Antimatter

Antimatter

Everything around us from people to trees and stars to galaxies are made up of moleculesatoms and quarks, which all together scientists call ordinary matter. But, it has a mysterious twin that is like its photo negative.

It’s called antimatter.

You can have an anti-person, an anti-tree or an anti-galaxy.

When I was researching this topic, I thought that maybe their colours would be inverted, or they’d be see-through or something like that.

But it turns out each one would be indistinguishable from their ordinary version except for one thing. If the two ever come into contact, they’ll explode with a force greater than an atomic bomb.

If an antimatter Earth fell into the Sun, the blast would outshine the light of over 2,000 galaxies.

This happens because of the parts they’re made of. Matter is made up of certain kinds of quarks, but every quark has an opposite particle.

Except for an opposite charge, they have the same properties as normal quarks. This means they can be arranged to form atoms – creating an anti-atom. Combine anti-atoms and you’ll get anti-molecules, anti-stars, and anti-galaxies.

When they encounter each other, their charges cancel each other out and the gigantic amount of energy that’s held within the mass of the objects is rapidly converted into radiation and heat. In other words, an explosion.

The reason why we are made of matter and not antimatter is one of the largest unsolved problems in modern physics.

We know that in the seconds following the big bang, huge quantities of matter and antimatter were created, and they collided. They annihilated each other in an era of colossal explosions in space.

As a result, the universe was almost over before it really started. If all the matter and antimatter annihilated each other, the universe would be empty, without stars, planets, or life.

But for unknown reasons, a tiny portion more matter than antimatter was created. It outlasted the explosions, and went on to form everything we see in the universe, from galaxies to coffee cups.

Everything in the universe today is that tiny portion of leftover matter. It’s amazing to think just how much matter must have been created in the first place.

This imbalance is called the baryon asymmetry, and if you solve it you have a Nobel Prize waiting for you.
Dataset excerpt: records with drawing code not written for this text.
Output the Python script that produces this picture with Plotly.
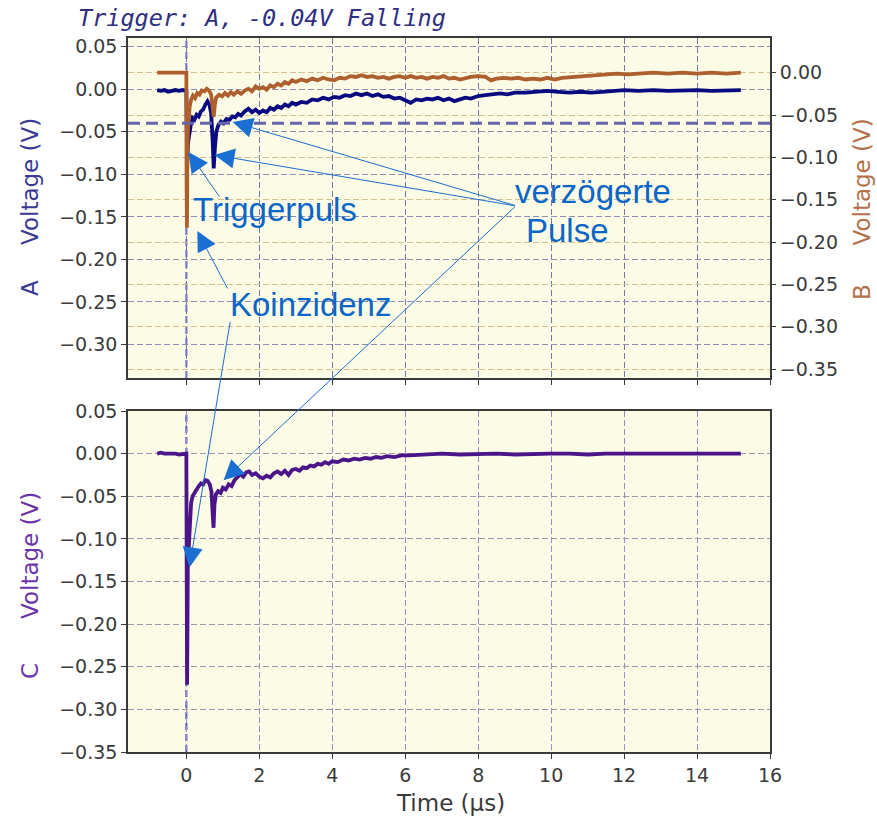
import plotly.graph_objects as go

# ---------------- data ----------------
TITLE = "Trigger: A, -0.04V Falling"
TRIGGER_LEVEL = -0.04
TRIGGER_TIME = 0.0

time_a = [-0.8, -0.7, -0.6, -0.5, -0.4, -0.3, -0.2, -0.1, -0.01,
          0.0, 0.01, 0.03, 0.05, 0.08, 0.12, 0.17, 0.22, 0.28, 0.34, 0.4, 0.46, 0.52, 0.58, 0.63, 0.68,
          0.72, 0.75, 0.78, 0.82, 0.88, 0.95, 1.02, 1.1, 1.18, 1.26, 1.34, 1.42, 1.5, 1.6, 1.7, 1.8,
          1.9, 2.0, 2.1, 2.2, 2.3, 2.4, 2.5, 2.6, 2.7, 2.8, 2.9, 3.0, 3.15, 3.3, 3.45, 3.6, 3.75, 3.9,
          4.05, 4.2, 4.35, 4.5, 4.65, 4.8, 4.95, 5.1, 5.25, 5.4, 5.55, 5.7, 5.85, 6.0, 6.15, 6.3, 6.45,
          6.6, 6.75, 6.9, 7.05, 7.2, 7.35, 7.5, 7.65, 7.8, 8.0, 8.2, 8.4, 8.6, 8.8, 9.0, 9.3, 9.6, 9.9,
          10.2, 10.5, 10.8, 11.1, 11.4, 11.7, 12.0, 12.4, 12.8, 13.2, 13.6, 14.0, 14.4, 14.8, 15.2]
volt_a = [-0.001, -0.002, -0.001, -0.003, -0.002, -0.001, -0.002, -0.001, -0.002,
          -0.002, -0.045, -0.075, -0.062, -0.05, -0.042, -0.034, -0.036, -0.03, -0.032, -0.026, -0.024,
          -0.018, -0.014, -0.018, -0.028, -0.06, -0.093, -0.07, -0.05, -0.042, -0.038, -0.04, -0.035,
          -0.036, -0.032, -0.033, -0.029, -0.031, -0.026, -0.023, -0.027, -0.024, -0.028, -0.025,
          -0.027, -0.022, -0.024, -0.02, -0.022, -0.018, -0.02, -0.016, -0.018, -0.015, -0.016, -0.012,
          -0.013, -0.01, -0.012, -0.009, -0.01, -0.007, -0.008, -0.005, -0.007, -0.005, -0.008, -0.006,
          -0.009, -0.008, -0.011, -0.01, -0.013, -0.016, -0.012, -0.013, -0.011, -0.012, -0.01, -0.013,
          -0.011, -0.014, -0.012, -0.01, -0.011, -0.008, -0.007, -0.006, -0.005, -0.006, -0.004, -0.004,
          -0.003, -0.002, -0.003, -0.004, -0.003, -0.004, -0.003, -0.002, -0.001, -0.002, -0.001, -0.002,
          -0.001, -0.001, -0.002, -0.001, -0.001]

time_b = [-0.8, -0.01, 0.0, 0.005, 0.015, 0.025, 0.04, 0.06, 0.09, 0.13, 0.18, 0.24, 0.3, 0.36, 0.42,
          0.5, 0.56, 0.62, 0.68, 0.72, 0.75, 0.78, 0.82, 0.9, 0.98, 1.06, 1.14, 1.22, 1.3, 1.4, 1.5, 1.6,
          1.7, 1.8, 1.9, 2.0, 2.1, 2.2, 2.3, 2.4, 2.5, 2.6, 2.7, 2.8, 2.9, 3.0, 3.15, 3.3, 3.45, 3.6,
          3.75, 3.9, 4.05, 4.2, 4.35, 4.5, 4.65, 4.8, 4.95, 5.1, 5.25, 5.4, 5.55, 5.7, 5.85, 6.0, 6.15,
          6.3, 6.45, 6.6, 6.75, 6.9, 7.05, 7.2, 7.35, 7.5, 7.65, 7.8, 8.0, 8.2, 8.35, 8.5, 8.7, 8.9, 9.1,
          9.3, 9.5, 9.7, 9.9, 10.1, 10.3, 10.6, 10.9, 11.2, 11.5, 11.8, 12.1, 12.4, 12.8, 13.2, 13.6,
          14.0, 14.4, 14.8, 15.2]
volt_b = [0.0, 0.0, 0.0, -0.12, -0.183, -0.12, -0.07, -0.05, -0.04, -0.032, -0.027, -0.03, -0.024,
          -0.026, -0.021, -0.022, -0.019, -0.021, -0.026, -0.04, -0.052, -0.038, -0.029, -0.026, -0.028,
          -0.024, -0.027, -0.023, -0.026, -0.022, -0.025, -0.021, -0.019, -0.022, -0.016, -0.019, -0.017,
          -0.02, -0.015, -0.017, -0.013, -0.015, -0.011, -0.013, -0.009, -0.011, -0.008, -0.01, -0.007,
          -0.009, -0.006, -0.008, -0.009, -0.006, -0.007, -0.004, -0.005, -0.003, -0.005, -0.004, -0.006,
          -0.005, -0.007, -0.005, -0.004, -0.006, -0.004, -0.006, -0.005, -0.007, -0.005, -0.006, -0.004,
          -0.007, -0.006, -0.008, -0.006, -0.005, -0.004, -0.005, -0.009, -0.007, -0.006, -0.007, -0.006,
          -0.008, -0.007, -0.008, -0.006, -0.008, -0.006, -0.005, -0.004, -0.003, -0.002, -0.001, -0.002,
          -0.001, 0.0, -0.001, 0.0, -0.001, 0.0, -0.001, 0.0]

time_c = [-0.8, -0.7, -0.6, -0.5, -0.4, -0.3, -0.2, -0.1, -0.01,
          0.0, 0.01, 0.02, 0.03, 0.04, 0.06, 0.08, 0.1, 0.13, 0.17, 0.22, 0.28, 0.34, 0.4, 0.46, 0.52,
          0.58, 0.64, 0.69, 0.72, 0.745, 0.77, 0.81, 0.87, 0.94, 1.0, 1.08, 1.16, 1.24, 1.32, 1.4, 1.48,
          1.56, 1.64, 1.72, 1.8, 1.9, 2.0, 2.1, 2.2, 2.3, 2.4, 2.5, 2.6, 2.7, 2.8, 2.9, 3.0, 3.1, 3.2,
          3.3, 3.4, 3.5, 3.6, 3.7, 3.8, 3.9, 4.0, 4.15, 4.3, 4.45, 4.6, 4.75, 4.9, 5.05, 5.2, 5.35, 5.5,
          5.7, 5.9, 6.1, 6.4, 6.7, 7.0, 7.5, 8.0, 8.5, 9.0, 9.5, 10.0, 10.5, 11.0, 11.5, 12.0, 12.5,
          13.0, 13.5, 14.0, 14.5, 15.2]
volt_c = [0.0, 0.001, 0.0, 0.0, 0.001, 0.0, -0.001, 0.0, 0.0,
          0.0, -0.15, -0.271, -0.2, -0.13, -0.11, -0.09, -0.07, -0.058, -0.05, -0.046, -0.041, -0.038,
          -0.035, -0.036, -0.031, -0.032, -0.036, -0.045, -0.07, -0.087, -0.06, -0.048, -0.044, -0.046,
          -0.04, -0.042, -0.036, -0.038, -0.031, -0.027, -0.024, -0.027, -0.022, -0.021, -0.025, -0.023,
          -0.027, -0.029, -0.026, -0.028, -0.023, -0.021, -0.024, -0.02, -0.025, -0.019, -0.018, -0.02,
          -0.016, -0.017, -0.014, -0.015, -0.012, -0.013, -0.01, -0.012, -0.009, -0.01, -0.007, -0.008,
          -0.006, -0.007, -0.005, -0.006, -0.004, -0.005, -0.003, -0.004, -0.002, -0.002, -0.001, -0.001,
          0.0, -0.001, 0.0, 0.0, -0.001, 0.0, 0.0, 0.0, -0.001, 0.0, 0.0, 0.0, 0.0, -0.001, 0.0, 0.0, 0.0]

X_TICKS = [0, 2, 4, 6, 8, 10, 12, 14, 16]
A_TICKS = [0.05, 0.0, -0.05, -0.10, -0.15, -0.20, -0.25, -0.30]
B_TICKS = [0.0, -0.05, -0.10, -0.15, -0.20, -0.25, -0.30, -0.35]
C_TICKS = [0.05, 0.0, -0.05, -0.10, -0.15, -0.20, -0.25, -0.30, -0.35]

# ---------------- layout geometry ----------------
W, H = 877, 817
ML, MR, MT, MB = 128, 107, 38, 65
PW, PH = W - ML - MR, H - MT - MB


def px(x):
    return (x - ML) / PW


def py(y):
    return (H - MB - y) / PH


X_RANGE = [-1.6, 16.0]
A_RANGE = [-0.3394, 0.0602]
B_RANGE = [-0.3606, 0.041]
C_RANGE = [-0.35, 0.05]

COL_A = "#0a0a80"
COL_B = "#ad5f2e"
COL_C = "#4b1589"
TICK_FONT = dict(family="DejaVu Sans", size=19, color="#3a3a3a")
GRID_DASH = "6px,3px"
GW = 1.4
FRAME = "#3a3a3a"
LW = 3.8

fig = go.Figure()
fig.add_trace(go.Scatter(x=time_a, y=volt_a, mode="lines", line=dict(color=COL_A, width=LW),
                         xaxis="x", yaxis="y", showlegend=False))
fig.add_trace(go.Scatter(x=time_b, y=volt_b, mode="lines", line=dict(color=COL_B, width=LW),
                         xaxis="x", yaxis="y2", showlegend=False))
fig.add_trace(go.Scatter(x=time_c, y=volt_c, mode="lines", line=dict(color=COL_C, width=LW),
                         xaxis="x2", yaxis="y3", showlegend=False))

common_x = dict(range=X_RANGE, tickvals=X_TICKS, ticks="outside", ticklen=5, tickcolor=FRAME,
                showline=True, linecolor=FRAME, linewidth=1.5, mirror=True, zeroline=False,
                showgrid=True, griddash=GRID_DASH, gridwidth=GW, tickfont=TICK_FONT)

fig.update_layout(
    width=W, height=H, margin=dict(l=ML, r=MR, t=MT, b=MB),
    paper_bgcolor="white", plot_bgcolor="#fcfbe6",
    xaxis=dict(common_x, domain=[0, 1], anchor="y", showticklabels=False, gridcolor="#7676ac"),
    xaxis2=dict(common_x, domain=[0, 1], anchor="y3", matches="x", showticklabels=True,
                gridcolor="#9f86c6"),
    yaxis=dict(domain=[py(378), 1.0], range=A_RANGE, tickvals=A_TICKS, tickformat=".2f",
               ticks="outside", ticklen=5, tickcolor=FRAME, showline=True, linecolor=FRAME,
               linewidth=1.5, mirror=True, zeroline=False, showgrid=True, gridcolor="#8e8eb2",
               griddash=GRID_DASH, gridwidth=GW, tickfont=TICK_FONT, anchor="x"),
    yaxis2=dict(range=B_RANGE, tickvals=B_TICKS, tickformat=".2f", overlaying="y", side="right",
                anchor="x", ticks="outside", ticklen=5, tickcolor=FRAME, showline=False,
                zeroline=False, showgrid=True, gridcolor="#d3c090", griddash=GRID_DASH,
                gridwidth=GW, tickfont=TICK_FONT),
    yaxis3=dict(domain=[0.0, py(411)], range=C_RANGE, tickvals=C_TICKS, tickformat=".2f",
                ticks="outside", ticklen=5, tickcolor=FRAME, showline=True, linecolor=FRAME,
                linewidth=1.5, mirror=True, zeroline=False, showgrid=True, gridcolor="#9e96ac",
                griddash=GRID_DASH, gridwidth=GW, tickfont=TICK_FONT, anchor="x2"),
    title=dict(text=TITLE, xref="container", yref="container", x=78 / W, xanchor="left",
               y=1 - 17.5 / H, yanchor="middle",
               font=dict(family="DejaVu Sans Mono", size=23.5, color="#2e2e82", style="italic")),
)

# trigger reference lines
fig.add_shape(type="line", xref="x", yref="y domain", x0=TRIGGER_TIME, x1=TRIGGER_TIME, y0=0, y1=1,
              line=dict(color="#7a7ad8", width=2.2, dash="7px,4px"), layer="below")
fig.add_shape(type="line", xref="x2", yref="y3 domain", x0=TRIGGER_TIME, x1=TRIGGER_TIME, y0=0, y1=1,
              line=dict(color="#6464cc", width=2.2, dash="7px,4px"), layer="below")
fig.add_shape(type="line", xref="x domain", yref="y", x0=0, x1=1, y0=TRIGGER_LEVEL, y1=TRIGGER_LEVEL,
              line=dict(color="#6464aa", width=3, dash="12px,6px"), layer="above")

# axis labels
LBL = 23


def vlabel(text, x, y, color):
    fig.add_annotation(text=text, xref="paper", yref="paper", x=px(x), y=py(y), showarrow=False,
                       textangle=-90, xanchor="center", yanchor="middle",
                       font=dict(family="DejaVu Sans", size=LBL, color=color))


vlabel("Voltage (V)", 30, 182, "#3a3a94")
vlabel("A", 30, 288, "#3a3a94")
vlabel("Voltage (V)", 862, 182.5, "#b4704a")
vlabel("B", 862, 292, "#b4704a")
vlabel("Voltage (V)", 30, 556, "#6b35a8")
vlabel("C", 30, 671, "#6b35a8")
fig.add_annotation(text="Time (µs)", xref="paper", yref="paper", x=px(450.5), y=py(803),
                   showarrow=False, xanchor="center", yanchor="middle",
                   font=dict(family="DejaVu Sans", size=LBL, color="#3a3a3a"))

# callouts
BLUE = "#0b66c6"
TXT = dict(family="Liberation Sans", size=33, color=BLUE)


def label(text, x, y):
    fig.add_annotation(text=text, xref="paper", yref="paper", x=px(x), y=py(y), showarrow=False,
                       xanchor="left", yanchor="middle", font=TXT)


label("Triggerpuls", 191, 209.5)
label("Koinzidenz", 228, 304.5)
label("verzögerte", 513, 191.5)
label("Pulse", 524, 230)


def arrow(x, y, ax, ay, xref, yref):
    fig.add_annotation(text="", x=x, y=y, xref=xref, yref=yref, ax=ax, ay=ay, showarrow=True,
                       arrowhead=2, arrowsize=4, arrowwidth=1, arrowcolor="#1a6fd0", standoff=0)


arrow(0.055, -0.0738, 32, 46, "x", "y")      # Triggerpuls
arrow(0.30, -0.1666, 31, 59, "x", "y")       # Koinzidenz (B)
arrow(0.083, -0.1335, 41, -247, "x2", "y3")  # Koinzidenz (C)
arrow(1.27, -0.0385, 284, 84, "x", "y")      # verzögerte Pulse
arrow(0.77, -0.0773, 302, 51, "x", "y")
arrow(1.02, -0.0312, 293, -275, "x2", "y3")

fig.write_html("out.html")
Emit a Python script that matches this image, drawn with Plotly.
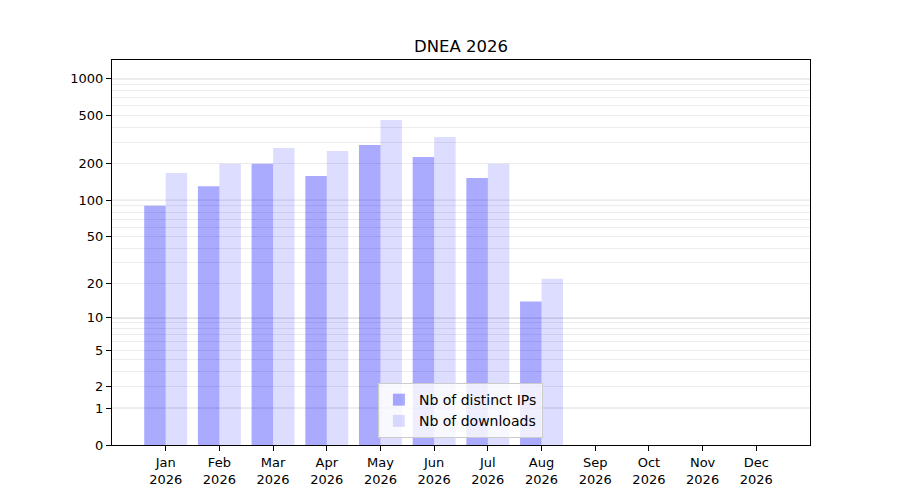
import plotly.graph_objects as go

months = ["Jan", "Feb", "Mar", "Apr", "May", "Jun", "Jul", "Aug", "Sep", "Oct", "Nov", "Dec"]
year = "2026"
distinct_ips = [90, 131, 200, 159, 286, 228, 153, 14, 0, 0, 0, 0]
downloads = [168, 200, 270, 255, 458, 332, 200, 22, 0, 0, 0, 0]
ytick_labels = [0, 1, 2, 5, 10, 20, 50, 100, 200, 500, 1000]
major_grid = [1, 10, 100, 1000]
minor_grid = [2, 3, 4, 5, 6, 7, 8, 9, 20, 30, 40, 50, 60, 70, 80, 90,
              200, 300, 400, 500, 600, 700, 800, 900]

cats = [f"{m}<br>{year}" for m in months]

# y axis is log(1 + value): bars start at base 1 (value 0) and span value units
fig = go.Figure()
fig.add_trace(go.Bar(x=cats, y=distinct_ips, base=1, name="Nb of distinct IPs",
                     marker=dict(color="rgba(0,0,255,0.333)", line=dict(width=0))))
fig.add_trace(go.Bar(x=cats, y=downloads, base=1, name="Nb of downloads",
                     marker=dict(color="rgba(0,0,255,0.133)", line=dict(width=0))))

shapes = []
for g in major_grid:
    shapes.append(dict(type="line", xref="paper", x0=0, x1=1, yref="y", y0=1 + g, y1=1 + g,
                       line=dict(color="#b4b4b4", width=1), layer="below"))

fig.update_layout(
    width=900, height=500,
    paper_bgcolor="white", plot_bgcolor="white",
    margin=dict(l=104, r=98, t=52, b=63),
    font=dict(family="DejaVu Sans", size=13, color="black"),
    title=dict(text="DNEA 2026", x=0.5033, xanchor="center", y=0.924, yanchor="middle",
               font=dict(size=16.5, color="black")),
    barmode="group", bargap=0.2, bargroupgap=0,
    showlegend=True,
    legend=dict(x=0.381, y=0.018, xanchor="left", yanchor="bottom",
                bgcolor="rgba(255,255,255,0.8)", bordercolor="#cccccc", borderwidth=1,
                font=dict(size=14), itemsizing="constant", traceorder="normal",
                tracegroupgap=0),
    shapes=shapes,
)
fig.update_xaxes(type="category", range=[-1, 12], showline=True, linecolor="black", linewidth=1,
                 mirror=True, ticks="outside", ticklen=5, tickcolor="black", showgrid=False,
                 tickfont=dict(size=13))
fig.update_yaxes(type="log", range=[0, 3.154], showline=True, linecolor="black", linewidth=1,
                 mirror=True, ticks="outside", ticklen=5, tickcolor="black",
                 tickmode="array", tickvals=[1 + t for t in ytick_labels],
                 ticktext=[str(t) for t in ytick_labels],
                 showgrid=True, gridcolor="#ececec", gridwidth=1, zeroline=False,
                 tickfont=dict(size=13),
                 minor=dict(tickmode="array", tickvals=[1 + t for t in minor_grid],
                            showgrid=True, gridcolor="#ececec", gridwidth=1, ticks=""))

fig.write_html("out.html")
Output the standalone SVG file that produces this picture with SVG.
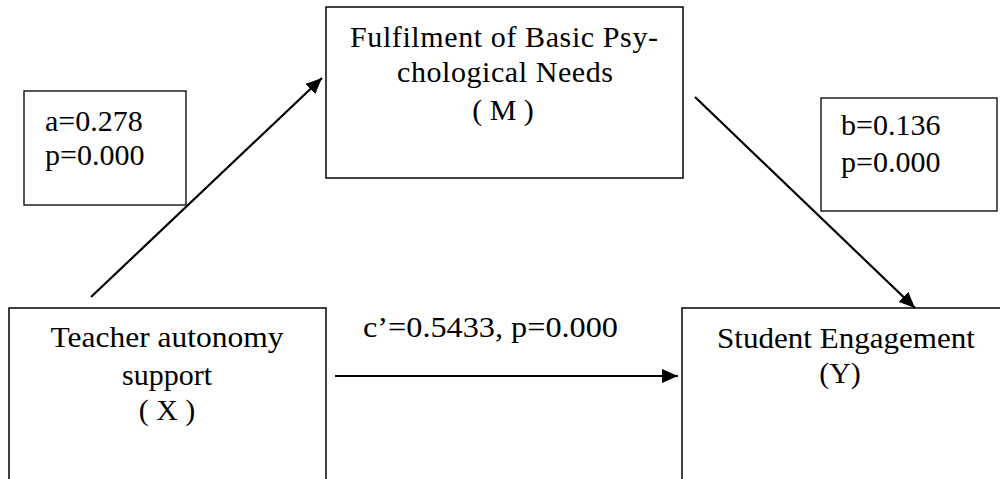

Antimatter still occurs naturally in some extreme circumstances like cosmic rays, but it only lasts until it encounters regular matter and explodes. But in the last few decades, there’s been a new source of antimatter in the universe – human beings.

We have (incredibly) learned how to manufacture anti-hydrogen and anti-helium, by smashing together their component quarks in just the right way.

It’s currently the most expensive substance in the world, at $25 billion per gram. For reference, gold costs about $40 for the same amount.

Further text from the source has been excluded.